Brad Spahr, senior vp/general manager of Sony Immersive Music Studios, says the Hallow world-creation team focused on a singular question: “What would Sleepy’s brain look like?” Very purple, as it turns out. In “The Hallow Heist,” the rapper’s avatar wears a puffy purple coat as evil robots armed with lasers put him to sleep, while the rest of the game involves players floating, jumping, zip-lining and racing cars through a futuristic purple cityscape. When they finally succeed, Hallow declares, “What a trip. I’ve got this song stuck in my head. Yep, studio time.” The game ends with a trip to a recording studio, where Hallow debuted his new single “Girls Like Girls.” A music video for the track subsequently came out on April 24 and landed 108,000 YouTube views in the first five days of its release. The track has streamed 1.2 million times overall, according to Luminate.
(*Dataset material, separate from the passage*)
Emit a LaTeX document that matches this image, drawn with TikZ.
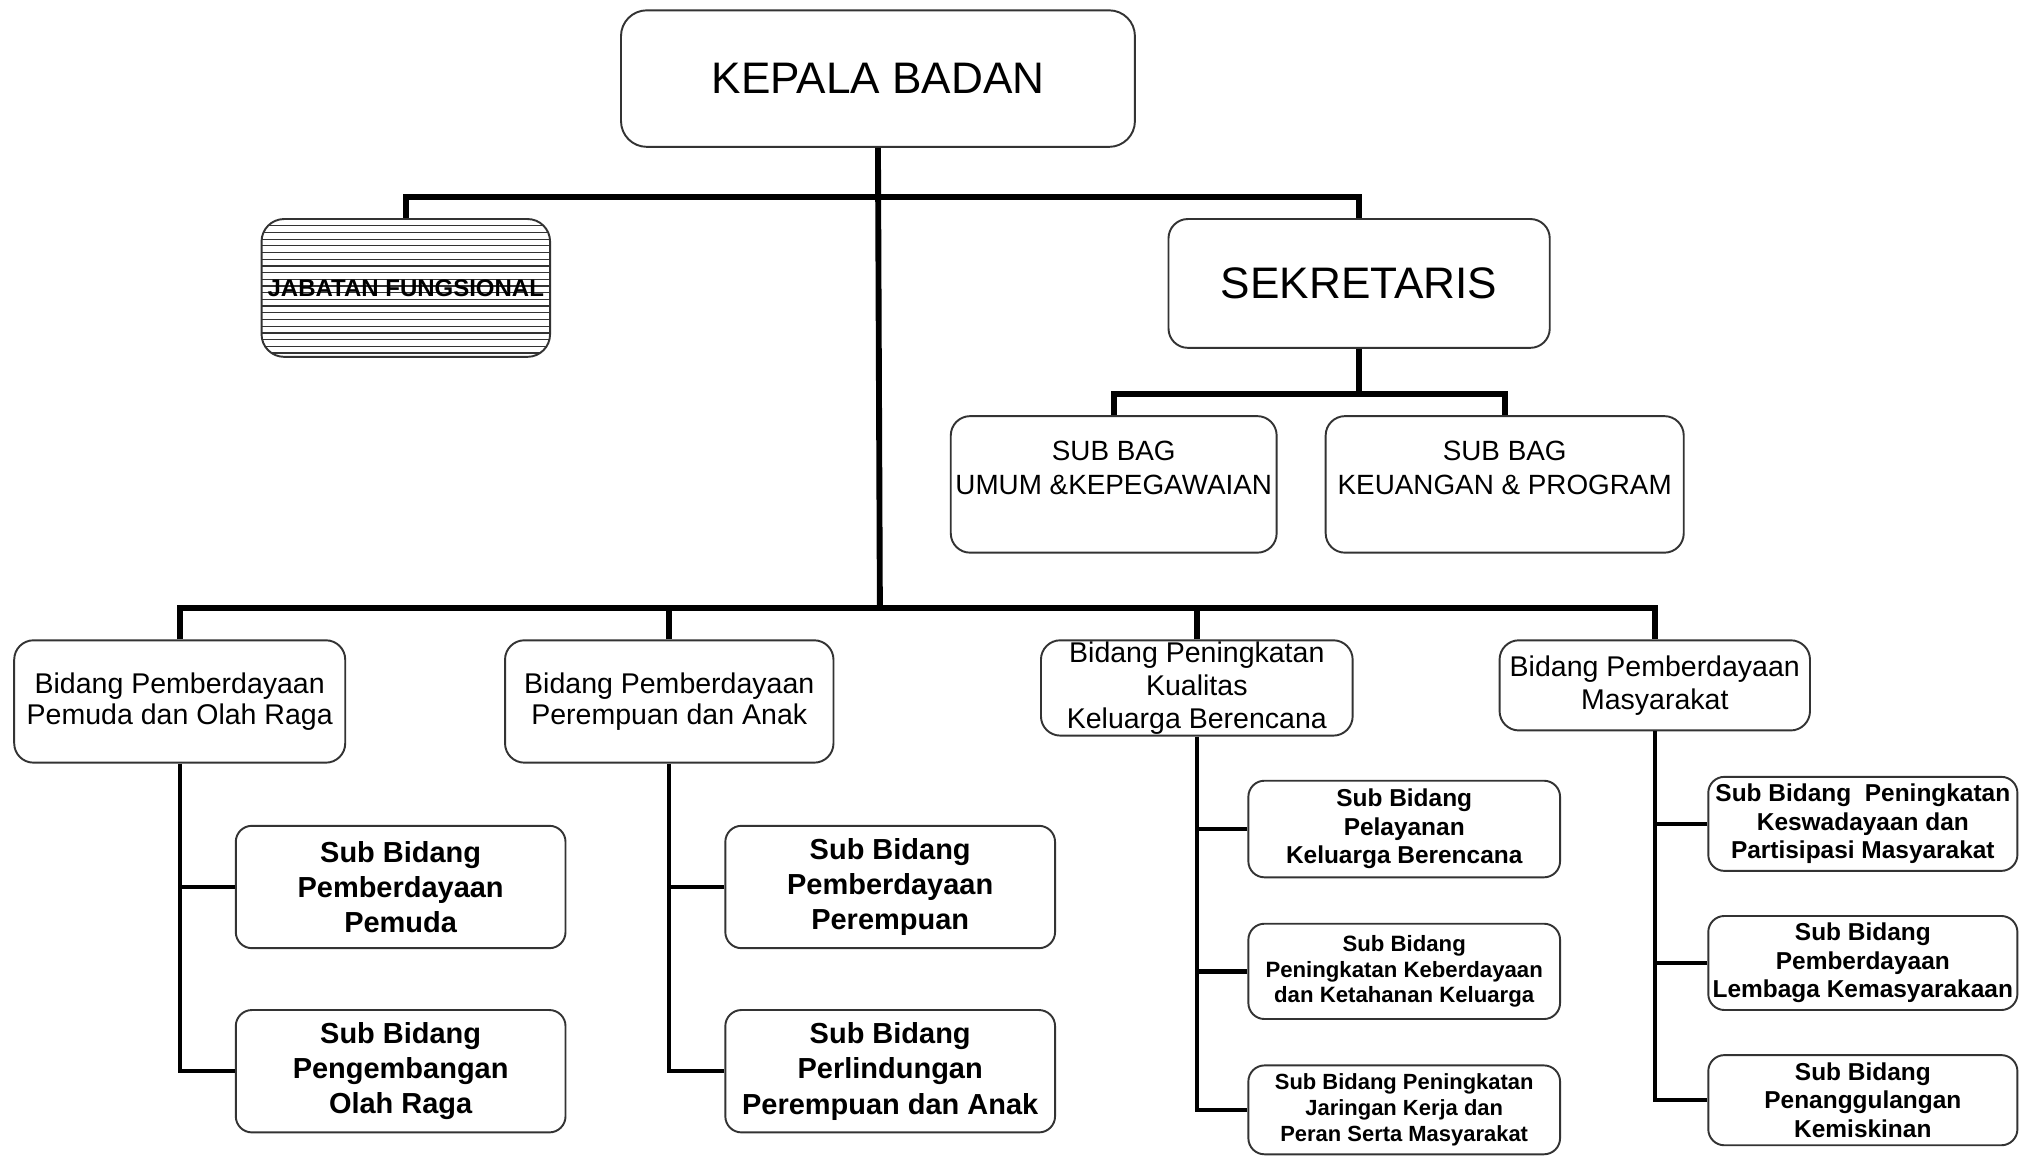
\documentclass[tikz,border=0pt]{standalone}
\usepackage{fontspec}
\setmainfont{Liberation Sans}

\tikzset{
  kotak/.style={draw=black!80, line width=0.85pt, rounded corners=0.3cm, align=center, inner sep=0pt},
  garisan/.style={path picture={
      \foreach \k in {1,...,20}
        \draw[line width=0.55pt] ([yshift=-\k*0.104cm]path picture bounding box.north west)
                                 -- ([yshift=-\k*0.104cm]path picture bounding box.north east);}},
  bidang/.style={kotak, font=\fontsize{12.6}{14}\selectfont},
  subbid/.style={kotak, rounded corners=0.25cm, font=\bfseries\fontsize{12.8}{15.6}\selectfont, minimum width=5.12cm, minimum height=1.9cm},
  subkecil/.style={kotak, rounded corners=0.25cm, font=\bfseries\fontsize{10.8}{12.5}\selectfont},
  conn/.style={line width=2.6pt},
  subconn/.style={line width=1.9pt}
}

\begin{document}
\begin{tikzpicture}[x=0.02cm, y=-0.02cm]
        \useasboundingbox (0,0) rectangle (1568,897);

        % pimpinan
        \node[kotak, rounded corners=0.4cm, minimum width=7.98cm, minimum height=2.12cm,
              font=\fontsize{19.5}{22}\selectfont] (kepala) at (681.5,61) {KEPALA BADAN};
        \node[kotak, rounded corners=0.35cm, minimum width=4.48cm, minimum height=2.14cm, garisan,
              font=\bfseries\fontsize{10.6}{12}\selectfont] (jabatan) at (315,223.5) {JABATAN FUNGSIONAL};
        \node[kotak, minimum width=5.92cm, minimum height=2cm,
              font=\fontsize{19.5}{22}\selectfont] (sekretaris) at (1055,220) {SEKRETARIS};

        % sub bagian
        \node[kotak, minimum width=5.06cm, minimum height=2.12cm, font=\fontsize{12.3}{14.7}\selectfont]
              (umum) at (864.5,376) {SUB BAG\\UMUM \&KEPEGAWAIAN\\[-4.5pt]\strut};
        \node[kotak, minimum width=5.56cm, minimum height=2.12cm, font=\fontsize{12.3}{14.7}\selectfont]
              (keuangan) at (1168,376) {SUB BAG\\KEUANGAN \& PROGRAM\\[-4.5pt]\strut};

        % bidang
        \node[bidang, minimum width=5.14cm, minimum height=1.9cm] (bid1) at (139.5,544.5)
              {Bidang Pemberdayaan\\Pemuda dan Olah Raga};
        \node[bidang, minimum width=5.1cm, minimum height=1.9cm] (bid2) at (519.5,544.5)
              {Bidang Pemberdayaan\\Perempuan dan Anak};
        \node[bidang, minimum width=4.84cm, minimum height=1.48cm, font=\fontsize{12.6}{14.5}\selectfont] (bid3) at (929,534)
              {Bidang Peningkatan\\Kualitas\\Keluarga Berencana};
        \node[bidang, minimum width=4.82cm, minimum height=1.4cm, font=\fontsize{12.6}{14.6}\selectfont] (bid4) at (1284.5,532)
              {Bidang Pemberdayaan\\Masyarakat};

        % sub bidang
        \node[subbid] (sub1a) at (311,688.5) {Sub Bidang\\Pemberdayaan\\Pemuda};
        \node[subbid] (sub1b) at (311,831.5) {Sub Bidang\\Pengembangan\\Olah Raga};
        \node[subbid] (sub2a) at (691,688.5) {Sub Bidang\\Pemberdayaan\\Perempuan};
        \node[subbid] (sub2b) at (691,831.5) {Sub Bidang\\Perlindungan\\Perempuan dan Anak};

        \node[subkecil, minimum width=4.84cm, minimum height=1.5cm] (sub3a) at (1090,643.5)
              {Sub Bidang\\Pelayanan\\Keluarga Berencana};
        \node[subkecil, minimum width=4.84cm, minimum height=1.48cm, font=\bfseries\fontsize{9.8}{11.3}\selectfont] (sub3b) at (1090,754)
              {Sub Bidang\\Peningkatan Keberdayaan\\dan Ketahanan Keluarga};
        \node[subkecil, minimum width=4.84cm, minimum height=1.38cm, font=\bfseries\fontsize{9.7}{11.6}\selectfont] (sub3c) at (1090,861.5)
              {Sub Bidang Peningkatan\\Jaringan Kerja dan\\Peran Serta Masyarakat};

        \node[subkecil, minimum width=4.8cm, minimum height=1.46cm] (sub4a) at (1446,639.5)
              {Sub Bidang\ \ Peningkatan\\Keswadayaan dan\\Partisipasi Masyarakat};
        \node[subkecil, minimum width=4.8cm, minimum height=1.46cm] (sub4b) at (1446,747.5)
              {Sub Bidang\\Pemberdayaan\\Lembaga Kemasyarakaan};
        \node[subkecil, minimum width=4.8cm, minimum height=1.4cm] (sub4c) at (1446,854)
              {Sub Bidang\\Penanggulangan\\Kemiskinan};

        % garis komando
        \coordinate (atas) at (683,153);
        \coordinate (bawah) at (683,472);
        \coordinate (sek) at (1055,306);
        \draw[conn] (kepala.south) -- (bawah);
        \draw[conn] (jabatan.north) |- (atas) -| (sekretaris.north);
        \draw[conn] (sekretaris.south) -- (sek);
        \draw[conn] (umum.north) |- (sek) -| (keuangan.north);
        \draw[conn] (bid1.north) |- (bawah) -| (bid4.north);
        \draw[conn] (bid2.north) -- (bid2.north |- bawah);
        \draw[conn] (bid3.north) -- (bid3.north |- bawah);

        % cabang sub bidang
        \draw[subconn] (bid1.south) |- (sub1b.west);
        \draw[subconn] (sub1a.west) -- (sub1a.west -| bid1.south);
        \draw[subconn] (bid2.south) |- (sub2b.west);
        \draw[subconn] (sub2a.west) -- (sub2a.west -| bid2.south);
        \draw[subconn] (bid3.south) |- (sub3c.west);
        \draw[subconn] (sub3a.west) -- (sub3a.west -| bid3.south);
        \draw[subconn] (sub3b.west) -- (sub3b.west -| bid3.south);
        \draw[subconn] (bid4.south) |- (sub4c.west);
        \draw[subconn] (sub4a.west) -- (sub4a.west -| bid4.south);
        \draw[subconn] (sub4b.west) -- (sub4b.west -| bid4.south);
    \end{tikzpicture}
\end{document}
“He was involved the whole way,” says Spahr, whose Culver City, Calif.-based Sony Music team initially emphasized virtual reality when it started nearly 10 years ago, but now emphasizes Fortnite and Roblox in addition to other projects. “He gave us a lot of reference material — things we could work with to build the framework of a creative concept.”
As with all of the Sony team’s projects, Hallow’s Fortnite activation entailed a complex technology design but a simple idea: Reach gamers where they are. “It’s an ‘If you build it, they will come’ situation,” RCA’s Ciccimarro says. “The community wants to be there, and we just gave them something to do.”